Click on the Add job button to start creating a new ETL job. A new wizard would start, and the first step would look as shown below. Provide a relevant name and an IAM role (with privileges to read and write on the metadata catalog as well as AWS S3) for the job. The type of job provides options to either create a Spark-based job or a Python shell job. Spark-based jobs are more feature-rich and provide more options to perform sophisticated ETL programming compared to Python shell jobs, and also support all the AWS Glue features with Python-based jobs do not. After we are done specifying all the options, the output of this job would be a script that is generated by AWS Glue. Alternatively, you can configure this job to execute a script that you already have in place or you wish to author. We are going to leave the job type and script related settings to default.

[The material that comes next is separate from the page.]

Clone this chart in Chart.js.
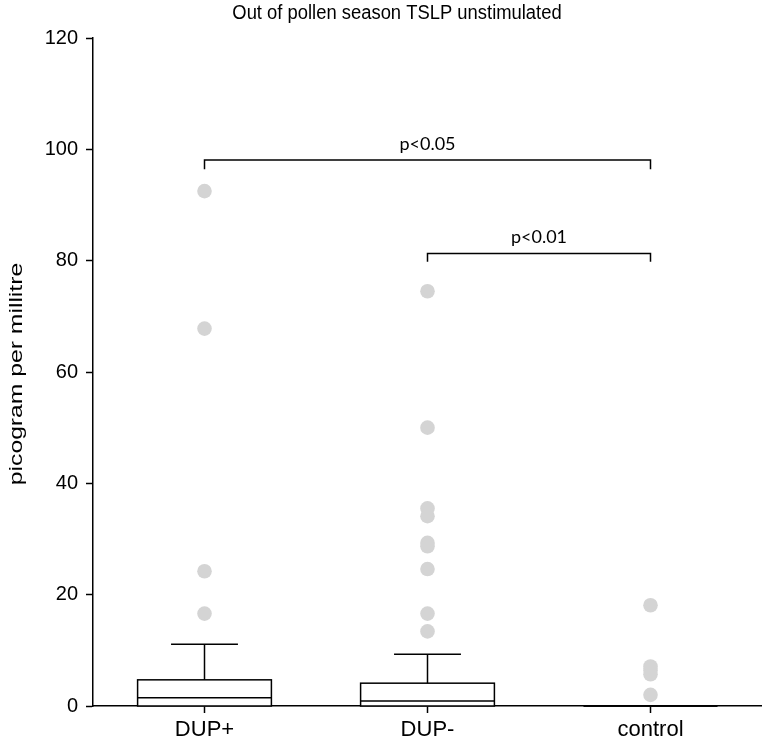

Other options on this page will look as shown below. These options can be used to mainly configure any custom scripts or libraries, security, monitoring and logging, which is not required in our case for the purpose of demonstration. We can proceed with the next step.
In this step, we need to select the data source, which is the table from the metadata catalog that points to the S3 bucket. Select the relevant table as shown below and click Next.
We need to select a transformation type in this step. Even can select not to make any transformation in the next step, but at this step, we need to either changing of schema or find matching records (for deduplication) as one of the transform types. Select Change schema and click Next.
Now we need to select the destination metadata table that points to our AWS RDS SQL Server table. Select the relevant table as shown below and click Next.
In this step, we can make the required changes to the mapping and schema if required. As we do not need to make any changes to the mapping, we can click on the Save job and edit script button.
This would take us to the python script generated by this job for the ETL as per the specifications that we provided for the job. Now that our job is ready, we can click on the Run Job button to execute the ETL job.
A prompt is shown before executing the job, where we can change runtime parameters if required. We do not need to change any parameters in our case, so click on the Run job button. This would start the execution of our ETL job.
Once the job execution starts, you can select the job and it would show us the status of the job in the bottom pane as shown below. It can take a few minutes to start the job, as it warms up the spark environment in the background to execute the job. Once the job execution is complete, it would provide the details of the job execution in the bottom pane as shown below.
Now that the job has completed execution, if the job worked as expected, all the ten records that we have in our CSV file that is hosted on AWS S3, the same records should have got loaded into AWS RDS SQL Server table that we created earlier. Navigate to a query editor and query the SQL Server table. You should be able to see all those records in the table as shown below.
In this way, we can use AWS Glue ETL jobs to load data into Amazon RDS SQL Server database tables.
In this article, we learned how to use AWS Glue ETL jobs to extract data from file-based data sources hosted in AWS S3, and transform as well as load the same data using AWS Glue ETL jobs into the AWS RDS SQL Server database. We also learned the details of configuring the ETL job as well as pre-requisites for the job like metadata tables in the AWS Glue metadata catalog.